The job starts with an algorithm, usually specified in MATLAB or Python, and ends with a power-optimized RTL block ready for tapeout. You work with FFTs, FIR and IIR filters, LDPC and Polar channel decoders, Viterbi decoders, and MIMO beamforming matrices. Fixed-point design runs through all of it: quantizing a floating-point algorithm to INT16 or INT8 without unacceptable noise accumulation is a core skill, and the job descriptions that skip it are usually the roles that discover the problem at system integration. Hardware-software co-design is also standard, since programmable DSP cores sit alongside fixed-function accelerators in most 5G and audio chips, and the two teams divide responsibility early or argue about it later.

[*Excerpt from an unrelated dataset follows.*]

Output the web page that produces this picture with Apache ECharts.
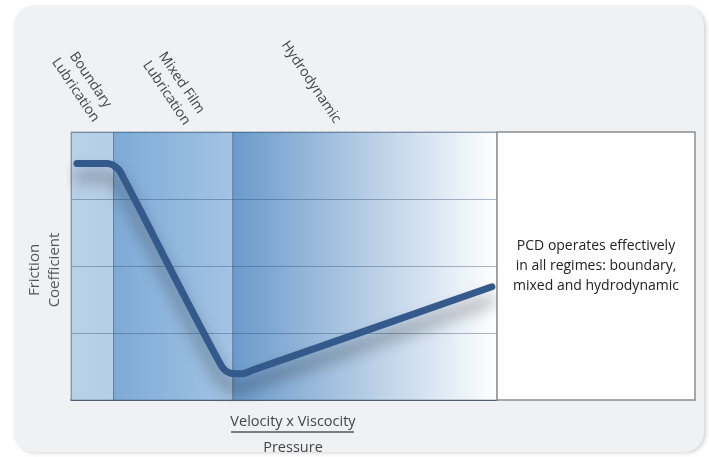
<!DOCTYPE html>
<html>
<head>
<meta charset="utf-8">
<script src="https://cdn.jsdelivr.net/npm/echarts@6/dist/echarts.min.js"></script>
<style>
  html, body { margin: 0; padding: 0; background: #fff; }
  #chart { width: 709px; height: 457px; }
</style>
</head>
<body>
<div id="chart"></div>
<script>
// curve (x: 0-100 across the plot, y: friction 0-4)
const curveX = [1.4, 8.5, 11, 12.6, 35.2, 37.5, 40, 42.8, 98.8]
const curveY = [3.53, 3.53, 3.45, 3.28, 0.52, 0.40, 0.39, 0.45, 1.69]

// regime bands along x
const bandNames = ['Boundary\nLubrication', 'Mixed Film\nLubrication', 'Hydrodynamic']
const bandEdges = [0, 10, 38, 100]

const yTicks = [0, 1, 2, 3, 4]

const chart = echarts.init(document.getElementById('chart'))

const grad = (a, b) => new echarts.graphic.LinearGradient(0, 0, 1, 0, [
  { offset: 0, color: a },
  { offset: 1, color: b }
])
const bandColors = [
  grad('#b9d1e8', '#b7cfe6'),
  grad('#7eaad6', '#a3c4e4'),
  grad('#6a9acb', '#ffffff')
]

const font = '"Open Sans", sans-serif'
const deg = Math.PI / 180
const labelPos = [[83, 85], [174, 88], [311, 82]]

chart.setOption({
  animation: false,
  grid: { left: 71, top: 132, width: 426, height: 268 },
  xAxis: {
    type: 'value',
    min: 0,
    max: 100,
    axisLine: { show: true, onZero: false, lineStyle: { color: '#777', width: 2 } },
    axisTick: { show: false },
    axisLabel: { show: false },
    splitLine: { show: false }
  },
  yAxis: {
    type: 'value',
    min: yTicks[0],
    max: yTicks[yTicks.length - 1],
    interval: 1,
    z: 2,
    axisLine: { show: true, lineStyle: { color: '#8a97a6', width: 1 } },
    axisTick: { show: false },
    axisLabel: { show: false },
    splitLine: { show: true, lineStyle: { color: 'rgba(40,70,110,0.38)', width: 1 } }
  },
  graphic: [
    {
      type: 'rect', z: -10, silent: true,
      shape: { x: 14, y: 6, width: 690, height: 446, r: 20 },
      style: { fill: '#f0f1f3', shadowColor: 'rgba(0,0,0,0.18)', shadowBlur: 4, shadowOffsetX: 2, shadowOffsetY: 1 }
    },
    {
      type: 'rect', z: 10,
      shape: { x: 497, y: 132, width: 198, height: 268 },
      style: { fill: '#ffffff', stroke: '#8c8c8c', lineWidth: 1.5 }
    },
    {
      type: 'text', z: 11, x: 596, y: 266,
      style: {
        text: 'PCD operates effectively\nin all regimes: boundary,\nmixed and hydrodynamic',
        font: '14px ' + font, fill: '#222', align: 'center', verticalAlign: 'middle', lineHeight: 20
      }
    },
    {
      type: 'text', z: 11, x: 45, y: 270, rotation: 90 * deg,
      style: {
        text: 'Friction\nCoefficient', font: '15px ' + font, fill: '#555',
        align: 'center', verticalAlign: 'middle', lineHeight: 20
      }
    },
    {
      type: 'text', z: 11, x: 293, y: 422,
      style: { text: 'Velocity x Viscocity', font: '14.5px ' + font, fill: '#444', align: 'center', verticalAlign: 'middle' }
    },
    {
      type: 'line', z: 11,
      shape: { x1: 231, y1: 432, x2: 354, y2: 432 },
      style: { stroke: '#555', lineWidth: 1.5 }
    },
    {
      type: 'text', z: 11, x: 293, y: 448,
      style: { text: 'Pressure', font: '14.5px ' + font, fill: '#444', align: 'center', verticalAlign: 'middle' }
    }
  ].concat(bandNames.map((n, i) => ({
    type: 'text', z: 11, x: labelPos[i][0], y: labelPos[i][1], rotation: -56 * deg,
    style: { text: n, font: '14px ' + font, fill: '#444', align: 'center', verticalAlign: 'middle', lineHeight: 18 }
  }))),
  series: [
    {
      type: 'line',
      z: 1,
      data: [],
      markArea: {
        silent: true,
        data: bandNames.map((n, i) => [
          { xAxis: bandEdges[i], yAxis: yTicks[0], itemStyle: { color: bandColors[i], borderColor: 'rgba(60,80,110,0.45)', borderWidth: 1 } },
          { xAxis: bandEdges[i + 1], yAxis: yTicks[yTicks.length - 1] }
        ])
      }
    },
    {
      type: 'line',
      z: 5,
      smooth: 0.35,
      symbol: 'none',
      data: curveX.map((x, i) => [x, curveY[i]]),
      lineStyle: {
        color: '#34598b',
        width: 7,
        cap: 'round',
        shadowColor: 'rgba(0,0,0,0.45)',
        shadowBlur: 16,
        shadowOffsetY: 13
      }
    }
  ]
})
</script>
</body>
</html>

Qualcomm is the largest employer in 5G baseband DSP, with major headcount in San Diego and Bangalore. Apple hires DSP engineers for baseband and audio SoC work on its in-house silicon teams. NXP is active in automotive radar signal processing; Marvell covers networking; MediaTek and Broadcom hire for mobile and Wi-Fi. Analog Devices and Texas Instruments work on the mixed-signal boundary where DSP hardware and precision analog converters meet.

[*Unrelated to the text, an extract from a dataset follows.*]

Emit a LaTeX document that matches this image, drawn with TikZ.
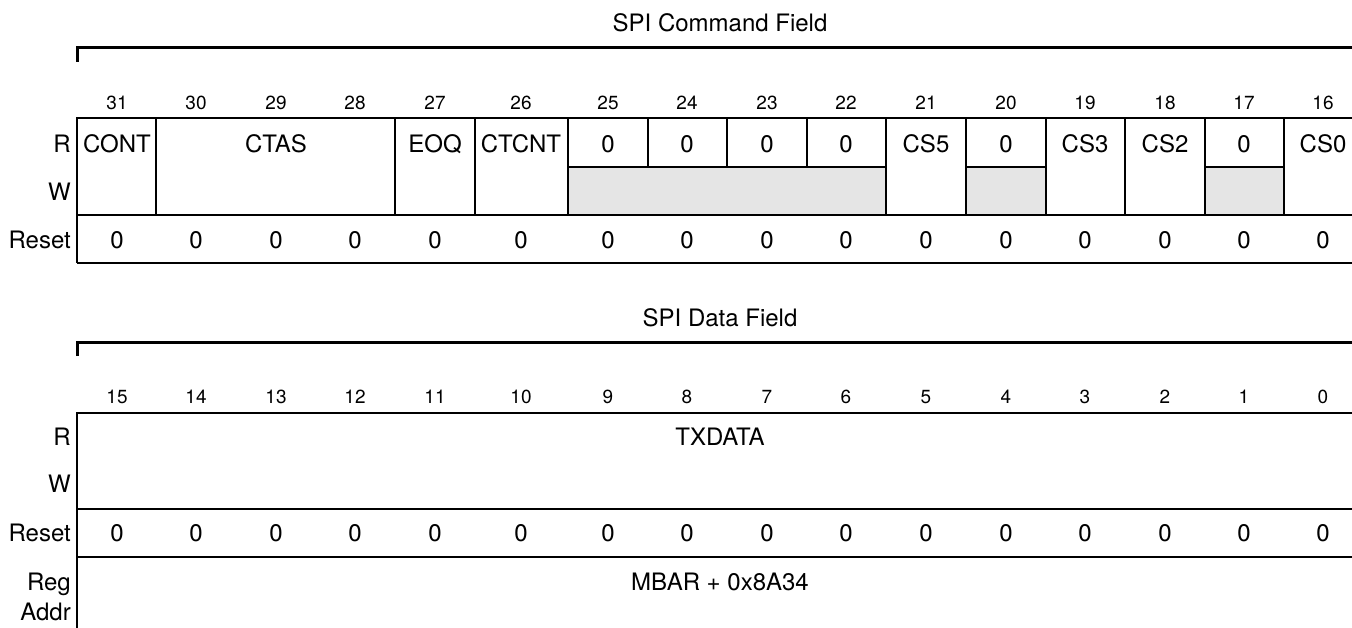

RF IC design is the closest adjacent discipline: the two sit on either side of the analog/digital boundary in every radio chip, and people who can speak to both sides of that interface are hard to find. AI chip design is overlapping more too, as learned signal processing replaces hand-coded algorithms in 5G and automotive radar applications.

Mid-career DSP design engineers at established semiconductor companies earn roughly $130K-$170K base in US markets; senior and staff engineers at Qualcomm or Apple reach higher. The semiconductor salary guide on semidesignjobs.com has current ranges by level and location.

Save a search on semidesignjobs.com with the wireless or signal processing filters. Qualcomm and Apple tend to post roles here before the broader ATS queue fills up.

FAQ

What algorithms are most commonly implemented in DSP design engineer positions?

FFTs, FIR and IIR filters, Viterbi decoders, LDPC and Polar channel decoders, and matrix multiply operations for MIMO beamforming are the most common. Increasingly, DSP design engineers also implement fixed-point neural network inference operations, particularly in 5G modems and automotive radar chips where learned signal processing is replacing hand-coded algorithms.

What is fixed-point design and why does it matter in DSP engineering?

Fixed-point design represents numerical values with a fixed number of integer and fractional bits rather than floating point. This cuts hardware area and power significantly, but requires careful analysis of numerical precision and rounding effects. If the quantization budget is too tight, signal quality degrades in ways that can be subtle enough to pass early simulation but fail in real RF environments. Fixed-point analysis is a core DSP engineering skill, not an afterthought.

How does DSP design interact with software development in semiconductor roles?

DSP hardware is paired with a programmable DSP processor and a software toolchain. The hardware engineer has to understand how the DSP instruction set and memory architecture affect compiler output, and work with software teams to confirm that hardware features are actually reachable from the toolchain. Co-design decisions made early in the project determine whether the software team can use the accelerators you built, so the collaboration happens continuously, not just at the end.